Some of the most popular music reviewers fail to complete their jobs as critics and work perpetually on strict formulas that continue to improperly examine the art. They leave details out, give irrelevant information, speak in ways too subjective for anyone to understand and often lack a fundamental understanding of what they’re listening to.
The argument against music critics is not a new idea. Popular musicians have often argued that the art form is too subjective to be reviewed. Music is one of the most subjective and hard-to-describe mediums out there, but it can be critiqued. Movies, TV shows, games, paintings, sculptures and all other artistic mediums can be looked at through a subjective lens and they’re some of the most commonly critiqued mediums.
Subjectivity isn’t the problem. Critics can easily touch on subjective aspects of art by examining the features considered culturally and societally to be good. Most people would agree that Pulp Fiction is a good movie or that the statue of David is a good sculpture and those aren’t objectively correct opinions, but there’s strong intelligent arguments made by educated people about why certain art is considered good using objective reasoning. In every medium, there are objective aspects society collectively values and those aspects should be known, understood, pointed out and examined by the critic.
Music can be effectively critiqued and it absolutely should be. The problem is that most of the popular critics in the industry are already years into making the exact same kind of incorrect critiques and won’t stop anytime soon. Some are moving in the right direction, but most are far off the mark.
The most popular music critic in the world right now is Anthony Fantano, also known by the name of his YouTube channel, Theneedledrop. Despite being the most prominent critic in the industry, Fantano embodies almost everything wrong with most current music reviewers.
In a 10-20 minute video, Fantano will not once mention any kind of music theory, how the music was made, why decisions in creating the music were made over others, how kinds of production would sound over others, how different decisions in music production would make the listener feel or anything like these topics.
Instead, he’ll often give a biography of the artist, use vague subjective adjectives to describe the music and interpret what the artist wanted to say with their music. This formula is so terrible because it gives the reader almost no relevant information about the music. Sure, hearing the meaning of the song or album is important to the artistic message, but it’s almost nothing when considering what the actual experience of listening to music is like.
Fantano fans might say that he does talk about how the music sounds, and he does, but as mentioned earlier, he only does this in a completely useless way. It might sound like nitpicking, but Fantano’s use of vague, subjective buzzwords is abysmal. Entire pages could be filled with the multitude of meaningless words Fantano uses to describe the music he’s reviewing. He’ll say things like the music has personality, flow, a lot to say, is trendy, is bland, is bold, is dreamy, is mystical, is fun and the list could keep going on forever.
The worst part is that Fanano never plays clips of the music he’s reviewing or gives any kind of reference to what part of the music he’s talking about when he uses words like these.
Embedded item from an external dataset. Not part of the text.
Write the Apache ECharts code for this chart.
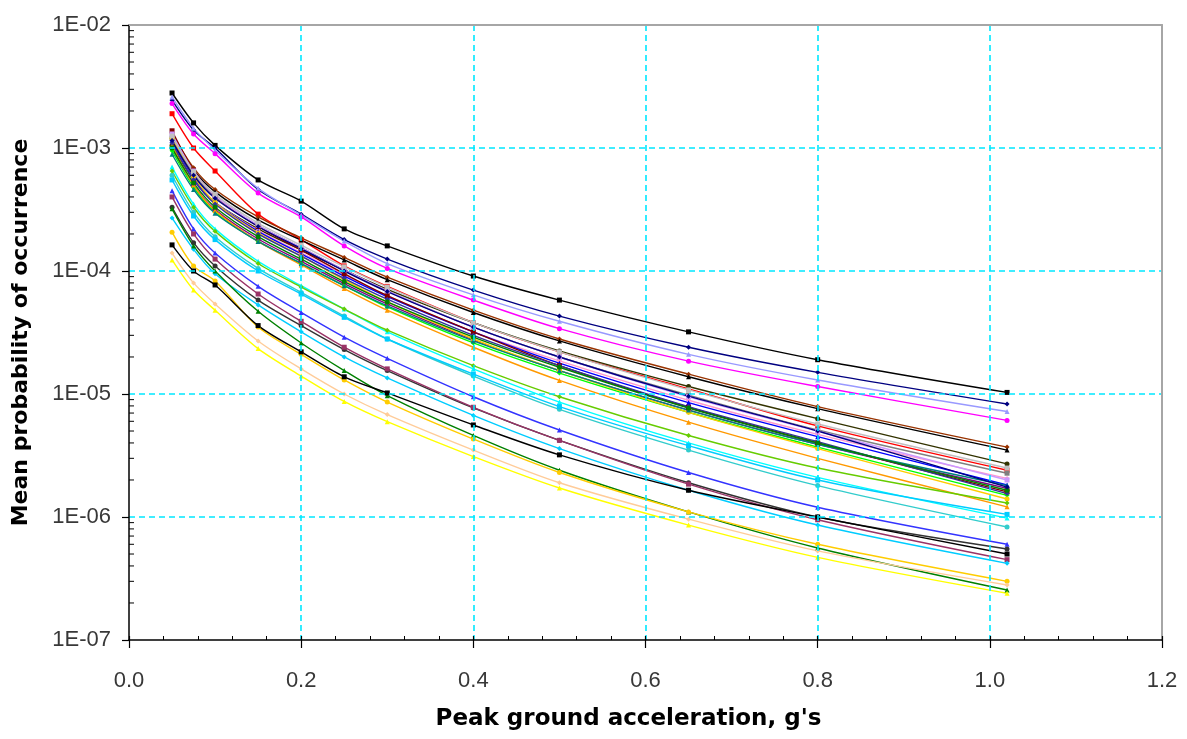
<!DOCTYPE html>
<html>
<head>
<meta charset="utf-8">
<title>Mean probability of occurrence vs peak ground acceleration</title>
<script src="https://cdn.jsdelivr.net/npm/echarts@6/dist/echarts.min.js"></script>
<style>
  html, body { margin: 0; padding: 0; background: #ffffff; }
  #chart { width: 1187px; height: 739px; }
</style>
</head>
<body>
<div id="chart"></div>
<script>
// Peak ground acceleration (g) at which each hazard curve is evaluated
const pga = [0.05, 0.075, 0.1, 0.15, 0.2, 0.25, 0.3, 0.4, 0.5, 0.65, 0.8, 1.02];

// Mean annual probability of exceedance for each site curve
const c01 = [2.8e-3, 1.6e-3, 1.05e-3, 5.5e-4, 3.7e-4, 2.2e-4, 1.6e-4, 9.1e-5, 5.8e-5, 3.2e-5, 1.9e-5, 1.03e-5];
const c02 = [2.45e-3, 1.4e-3, 1.0e-3, 4.6e-4, 2.9e-4, 1.8e-4, 1.25e-4, 7.0e-5, 4.3e-5, 2.4e-5, 1.5e-5, 8.3e-6];
const c03 = [2.6e-3, 1.45e-3, 9.6e-4, 4.7e-4, 2.85e-4, 1.75e-4, 1.15e-4, 6.4e-5, 3.9e-5, 2.1e-5, 1.3e-5, 7.2e-6];
const c04 = [2.3e-3, 1.3e-3, 9.0e-4, 4.3e-4, 2.75e-4, 1.6e-4, 1.05e-4, 5.8e-5, 3.4e-5, 1.85e-5, 1.15e-5, 6.1e-6];
const c05 = [1.9e-3, 1.0e-3, 6.5e-4, 2.9e-4, 1.8e-4, 1.1e-4, 7.5e-5, 3.8e-5, 2.2e-5, 1.1e-5, 5.5e-6, 2.4e-6];
const c06 = [1.32e-3, 6.9e-4, 4.6e-4, 2.75e-4, 1.86e-4, 1.29e-4, 8.9e-5, 4.8e-5, 2.8e-5, 1.45e-5, 7.9e-6, 3.7e-6];
const c07 = [1.25e-3, 6.6e-4, 4.4e-4, 2.6e-4, 1.78e-4, 1.23e-4, 8.5e-5, 4.6e-5, 2.7e-5, 1.38e-5, 7.6e-6, 3.5e-6];
const c08 = [1.05e-3, 5.5e-4, 3.6e-4, 2.2e-4, 1.48e-4, 1.02e-4, 7.1e-5, 3.8e-5, 2.24e-5, 1.15e-5, 6.3e-6, 2.7e-6];
const c09 = [1.2e-3, 6.2e-4, 4.0e-4, 2.35e-4, 1.55e-4, 1.02e-4, 6.9e-5, 3.5e-5, 2.0e-5, 9.8e-6, 5.1e-6, 2.27e-6];
const c10 = [1.1e-3, 5.6e-4, 3.6e-4, 2.14e-4, 1.41e-4, 9.3e-5, 6.3e-5, 3.2e-5, 1.86e-5, 8.9e-6, 4.7e-6, 2.06e-6];
const c11 = [1.15e-3, 5.75e-4, 3.6e-4, 2.1e-4, 1.38e-4, 9.1e-5, 6.2e-5, 3.2e-5, 1.78e-5, 8.5e-6, 4.5e-6, 1.82e-6];
const c12 = [1.0e-3, 5.0e-4, 3.16e-4, 1.82e-4, 1.2e-4, 7.9e-5, 5.4e-5, 2.75e-5, 1.55e-5, 7.4e-6, 3.9e-6, 1.71e-6];
const c13 = [1.38e-3, 6.6e-4, 4.1e-4, 2.3e-4, 1.48e-4, 9.5e-5, 6.3e-5, 3.2e-5, 1.7e-5, 7.8e-6, 4.0e-6, 1.6e-6];
const c14 = [9.5e-4, 4.8e-4, 3.0e-4, 1.74e-4, 1.15e-4, 7.6e-5, 5.1e-5, 2.6e-5, 1.48e-5, 7.1e-6, 3.7e-6, 1.5e-6];
const c15 = [1.05e-3, 5.0e-4, 3.1e-4, 1.74e-4, 1.12e-4, 7.2e-5, 4.8e-5, 2.4e-5, 1.29e-5, 5.9e-6, 3.0e-6, 1.21e-6];
const c16 = [1.2e-3, 5.9e-4, 3.6e-4, 2.04e-4, 1.32e-4, 8.5e-5, 5.6e-5, 2.8e-5, 1.55e-5, 7.1e-6, 3.6e-6, 1.4e-6];
const c17 = [1.3e-3, 6.5e-4, 4.1e-4, 2.35e-4, 1.55e-4, 1.02e-4, 6.9e-5, 3.5e-5, 2.0e-5, 9.5e-6, 5.0e-6, 2.0e-6];
const c18 = [1.1e-3, 5.5e-4, 3.5e-4, 2.0e-4, 1.32e-4, 8.7e-5, 5.9e-5, 3.0e-5, 1.7e-5, 7.9e-6, 4.1e-6, 1.55e-6];
const c19 = [8.9e-4, 4.6e-4, 2.95e-4, 1.74e-4, 1.15e-4, 7.6e-5, 5.2e-5, 2.7e-5, 1.55e-5, 7.4e-6, 3.9e-6, 1.8e-6];
const c20 = [1.0e-3, 5.2e-4, 3.3e-4, 1.9e-4, 1.25e-4, 8.2e-5, 5.6e-5, 2.9e-5, 1.65e-5, 7.7e-6, 4.0e-6, 1.65e-6];
const c21 = [1.25e-3, 6.4e-4, 4.2e-4, 2.45e-4, 1.62e-4, 1.08e-4, 7.4e-5, 3.8e-5, 2.2e-5, 1.08e-5, 5.7e-6, 2.5e-6];
const c22 = [1.15e-3, 6.0e-4, 3.9e-4, 2.3e-4, 1.52e-4, 1.0e-4, 6.8e-5, 3.5e-5, 2.0e-5, 9.6e-6, 5.0e-6, 1.75e-6];
const c23 = [7.0e-4, 3.5e-4, 2.2e-4, 1.2e-4, 7.6e-5, 4.9e-5, 3.2e-5, 1.6e-5, 8.6e-6, 4.0e-6, 2.1e-6, 9.8e-7];
const c24 = [6.0e-4, 3.0e-4, 1.9e-4, 1.05e-4, 6.7e-5, 4.3e-5, 2.8e-5, 1.4e-5, 7.5e-6, 3.5e-6, 1.8e-6, 8.3e-7];
const c25 = [5.5e-4, 2.8e-4, 1.8e-4, 1.0e-4, 6.5e-5, 4.2e-5, 2.8e-5, 1.45e-5, 7.9e-6, 3.8e-6, 2.0e-6, 1.05e-6];
const c26 = [6.5e-4, 3.3e-4, 2.1e-4, 1.15e-4, 7.4e-5, 4.9e-5, 3.3e-5, 1.7e-5, 9.5e-6, 4.6e-6, 2.5e-6, 1.3e-6];
const c27 = [4.5e-4, 2.2e-4, 1.4e-4, 7.5e-5, 4.6e-5, 2.9e-5, 1.95e-5, 9.5e-6, 5.1e-6, 2.3e-6, 1.2e-6, 6.0e-7];
const c28 = [3.3e-4, 1.7e-4, 1.1e-4, 5.8e-5, 3.6e-5, 2.3e-5, 1.55e-5, 7.7e-6, 4.2e-6, 1.9e-6, 1.0e-6, 5.5e-7];
const c29 = [4.0e-4, 2.0e-4, 1.25e-4, 6.5e-5, 3.9e-5, 2.4e-5, 1.6e-5, 7.8e-6, 4.2e-6, 1.85e-6, 9.5e-7, 4.5e-7];
const c30 = [2.7e-4, 1.5e-4, 9.5e-5, 5.3e-5, 3.2e-5, 2.0e-5, 1.35e-5, 6.7e-6, 3.6e-6, 1.65e-6, 8.6e-7, 4.2e-7];
const c31 = [3.2e-4, 1.6e-4, 1.0e-4, 4.7e-5, 2.6e-5, 1.55e-5, 9.7e-6, 4.6e-6, 2.4e-6, 1.1e-6, 5.6e-7, 2.55e-7];
const c32 = [2.07e-4, 1.1e-4, 8.3e-5, 3.5e-5, 2.1e-5, 1.3e-5, 8.6e-6, 4.3e-6, 2.3e-6, 1.1e-6, 6.0e-7, 3.0e-7];
const c33 = [1.63e-4, 1.0e-4, 7.7e-5, 3.6e-5, 2.2e-5, 1.38e-5, 1.02e-5, 5.6e-6, 3.2e-6, 1.65e-6, 1.0e-6, 5.0e-7];
const c34 = [1.4e-4, 8.0e-5, 5.4e-5, 2.7e-5, 1.6e-5, 1.0e-5, 6.8e-6, 3.5e-6, 1.9e-6, 9.6e-7, 5.3e-7, 2.8e-7];
const c35 = [1.23e-4, 7.0e-5, 4.8e-5, 2.34e-5, 1.4e-5, 8.7e-6, 5.96e-6, 3.1e-6, 1.72e-6, 8.6e-7, 4.7e-7, 2.4e-7];

const curves = [c01, c02, c03, c04, c05, c06, c07, c08, c09, c10, c11, c12, c13, c14, c15, c16, c17, c18,
                c19, c20, c21, c22, c23, c24, c25, c26, c27, c28, c29, c30, c31, c32, c33, c34, c35];

// Line colours, in the same order as the curves
const curveColors = ['#000000', '#000080', '#9999ff', '#ff00ff', '#ff0000', '#993300', '#000000', '#333300',
                     '#808080', '#ff99cc', '#0000ff', '#800080', '#800000', '#00ff00', '#ff9900', '#ffcc00',
                     '#cc99ff', '#333399', '#008080', '#008000', '#c0c0c0', '#000080', '#00ffff', '#33cccc',
                     '#00ccff', '#66cc00', '#3333ff', '#333333', '#993366', '#00ccff', '#008000', '#ffcc00',
                     '#000000', '#ffcc99', '#ffff00'];

// Axis tick labels
const xTickLabels = ['0.0', '0.2', '0.4', '0.6', '0.8', '1.0', '1.2'];
const yTickLabels = ['1E-07', '1E-06', '1E-05', '1E-04', '1E-03', '1E-02'];

// Minor tick positions on the logarithmic axis (2..9 within each decade)
const yMinorTicks = [
  2e-7, 3e-7, 4e-7, 5e-7, 6e-7, 7e-7, 8e-7, 9e-7,
  2e-6, 3e-6, 4e-6, 5e-6, 6e-6, 7e-6, 8e-6, 9e-6,
  2e-5, 3e-5, 4e-5, 5e-5, 6e-5, 7e-5, 8e-5, 9e-5,
  2e-4, 3e-4, 4e-4, 5e-4, 6e-4, 7e-4, 8e-4, 9e-4,
  2e-3, 3e-3, 4e-3, 5e-3, 6e-3, 7e-3, 8e-3, 9e-3
];

const markerShapes = ['rect', 'diamond', 'triangle', 'circle'];

const chart = echarts.init(document.getElementById('chart'), null, { renderer: 'canvas' });

const lineSeries = curves.map((vals, i) => ({
  type: 'line',
  data: pga.map((x, k) => [x, vals[k]]),
  smooth: 0.3,
  symbol: markerShapes[i % markerShapes.length],
  symbolSize: 5,
  showSymbol: true,
  lineStyle: { width: 1.4, color: curveColors[i] },
  itemStyle: { color: curveColors[i] },
  emphasis: { disabled: true },
  animation: false,
  z: 3
}));

const minorTickSeries = {
  type: 'custom',
  silent: true,
  animation: false,
  z: 6,
  clip: false,
  data: yMinorTicks.map(v => [0, v]),
  renderItem: function (params, api) {
    const p = api.coord([0, api.value(1)]);
    return {
      type: 'line',
      shape: { x1: p[0], y1: p[1], x2: p[0] + 5, y2: p[1] },
      style: { stroke: '#000000', lineWidth: 1 }
    };
  }
};

const tickFont = { fontFamily: 'Liberation Sans', fontSize: 22, color: '#383838' };
const gridDash = { color: '#00e8ff', type: [6, 4], width: 1.6 };

chart.setOption({
  backgroundColor: '#ffffff',
  animation: false,
  grid: { left: 129, right: 25, top: 25, bottom: 99, show: false },
  xAxis: [
    {
      type: 'value',
      min: 0, max: 1.2, interval: 0.2,
      name: "Peak ground acceleration, g's",
      nameLocation: 'middle',
      nameGap: 68,
      nameTextStyle: { fontFamily: 'DejaVu Sans', fontWeight: 'bold', fontSize: 23, color: '#000000', padding: [0, 34, 0, 0] },
      axisLine: { show: true, onZero: false, lineStyle: { color: '#000000', width: 1.5 } },
      axisTick: { show: true, inside: false, length: 8, lineStyle: { color: '#000000', width: 1.2 } },
      axisLabel: {
        margin: 30,
        ...tickFont,
        formatter: v => xTickLabels[Math.round(v / 0.2)]
      },
      splitLine: { show: true, showMinLine: false, showMaxLine: false, lineStyle: gridDash },
      z: 4
    },
    {
      // companion axis carrying the inward tick marks
      type: 'value',
      position: 'bottom',
      min: 0, max: 1.2, interval: 0.2,
      axisLine: { show: false },
      axisTick: { show: true, inside: true, length: 4, lineStyle: { color: '#000000', width: 1.2 } },
      axisLabel: { show: false },
      splitLine: { show: false },
      minorTick: { show: true, splitNumber: 5, length: 4, lineStyle: { color: '#000000', width: 1 } },
      z: 4
    },
    {
      // top frame edge
      type: 'value',
      position: 'top',
      min: 0, max: 1.2, interval: 0.2,
      axisLine: { show: true, onZero: false, lineStyle: { color: '#a6a6a6', width: 2 } },
      axisTick: { show: false },
      axisLabel: { show: false },
      splitLine: { show: false },
      z: 4
    }
  ],
  yAxis: [
    {
      type: 'log',
      logBase: 10,
      min: 1e-7, max: 1e-2,
      interval: 1,
      name: 'Mean probability of occurrence',
      nameLocation: 'middle',
      nameGap: 97,
      nameTextStyle: { fontFamily: 'DejaVu Sans', fontWeight: 'bold', fontSize: 22, color: '#000000' },
      axisLine: { show: true, onZero: false, lineStyle: { color: '#000000', width: 1.5 } },
      axisTick: { show: true, inside: false, length: 7, lineStyle: { color: '#000000', width: 1.2 } },
      axisLabel: {
        margin: 18,
        ...tickFont,
        formatter: v => yTickLabels[Math.round(Math.log10(v)) + 7]
      },
      splitLine: { show: true, showMinLine: false, showMaxLine: false, lineStyle: gridDash },
      z: 4
    },
    {
      // right frame edge
      type: 'log',
      logBase: 10,
      position: 'right',
      min: 1e-7, max: 1e-2,
      interval: 1,
      axisLine: { show: true, onZero: false, lineStyle: { color: '#a6a6a6', width: 2 } },
      axisTick: { show: false },
      axisLabel: { show: false },
      splitLine: { show: false },
      z: 4
    }
  ],
  series: lineSeries.concat([minorTickSeries])
});
</script>
</body>
</html>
So he could be talking about an entire album and say something like it has a “trap-influenced” sound to it. In what songs? In what parts of those songs? How would you even define that term and how would you differentiate it from another sound? Fantano gives the viewer nothing to work with and after watching one of his reviews, they would have absolutely no idea what the music sounded like and how it compared to other music.
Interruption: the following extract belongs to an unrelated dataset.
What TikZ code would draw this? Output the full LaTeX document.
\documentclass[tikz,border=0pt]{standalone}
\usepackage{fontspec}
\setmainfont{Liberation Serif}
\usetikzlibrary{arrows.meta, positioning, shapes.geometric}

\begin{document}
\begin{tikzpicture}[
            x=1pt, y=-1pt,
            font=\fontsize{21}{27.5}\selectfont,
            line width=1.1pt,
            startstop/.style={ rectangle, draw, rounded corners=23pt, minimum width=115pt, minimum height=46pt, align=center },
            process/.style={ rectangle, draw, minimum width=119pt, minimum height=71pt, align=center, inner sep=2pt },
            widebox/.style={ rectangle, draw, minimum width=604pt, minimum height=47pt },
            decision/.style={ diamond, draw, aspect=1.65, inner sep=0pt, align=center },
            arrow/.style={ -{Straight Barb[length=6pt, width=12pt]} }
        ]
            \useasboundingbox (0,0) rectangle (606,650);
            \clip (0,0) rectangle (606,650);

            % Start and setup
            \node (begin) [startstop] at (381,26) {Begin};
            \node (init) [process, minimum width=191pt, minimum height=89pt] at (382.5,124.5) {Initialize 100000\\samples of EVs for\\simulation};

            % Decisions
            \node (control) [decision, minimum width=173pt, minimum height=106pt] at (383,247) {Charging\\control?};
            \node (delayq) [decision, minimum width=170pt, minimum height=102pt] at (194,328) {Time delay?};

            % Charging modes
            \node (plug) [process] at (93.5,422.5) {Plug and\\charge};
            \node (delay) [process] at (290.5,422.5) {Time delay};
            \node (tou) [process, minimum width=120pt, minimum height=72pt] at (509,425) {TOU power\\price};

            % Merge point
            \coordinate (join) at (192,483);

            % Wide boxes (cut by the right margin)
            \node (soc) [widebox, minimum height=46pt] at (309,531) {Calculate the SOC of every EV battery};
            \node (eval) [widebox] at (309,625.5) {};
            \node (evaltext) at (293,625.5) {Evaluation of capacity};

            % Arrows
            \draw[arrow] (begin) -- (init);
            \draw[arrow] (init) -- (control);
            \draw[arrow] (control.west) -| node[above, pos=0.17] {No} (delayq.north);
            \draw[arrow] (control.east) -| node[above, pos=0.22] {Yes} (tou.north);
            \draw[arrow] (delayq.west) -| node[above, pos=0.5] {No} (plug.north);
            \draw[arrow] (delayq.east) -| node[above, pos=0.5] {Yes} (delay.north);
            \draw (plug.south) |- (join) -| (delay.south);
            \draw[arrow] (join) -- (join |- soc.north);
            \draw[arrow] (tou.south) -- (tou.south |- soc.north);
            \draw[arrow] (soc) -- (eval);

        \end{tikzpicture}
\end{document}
Fantano and critics like him will tell you a little bit about the artist, what the music they’re reviewing means and that’s about it. The popular music-reviewing website Pitchfork does almost the exact same thing. This isn’t to say that these reviewers have no value, they just aren’t doing the job of a critic and shouldn’t call themselves that. They perform duties similar to that of Genius, a site that explains the meaning and context of musicians’ lyrics. They’re something closer to music historians than music reviewers.
One of the best music critics on the internet right now doesn’t even call himself that. Charles Cornell, a musician on Youtube who sometimes reviews popular music, does everything a music critic should. He’ll explain chord progressions, how production was done, how the instruments work and if they’re being used in a skillful way, how the music interacts with our emotions and so much more. He’ll even pick certain parts out of a song and play them on his own instruments so the viewer can hear them individually.
The reason Cornell does this and so many others don’t is because they can’t. Music is far more complex than many people realize and understanding how it’s made on this level is incredibly difficult and might even require formal education at a university to begin making informed reviews.
Music reviews by Fantano and those similar to him is like a political science student giving a review on how an engineer builds a space station; they just don’t know what they’re talking about and can’t give any valuable critiques.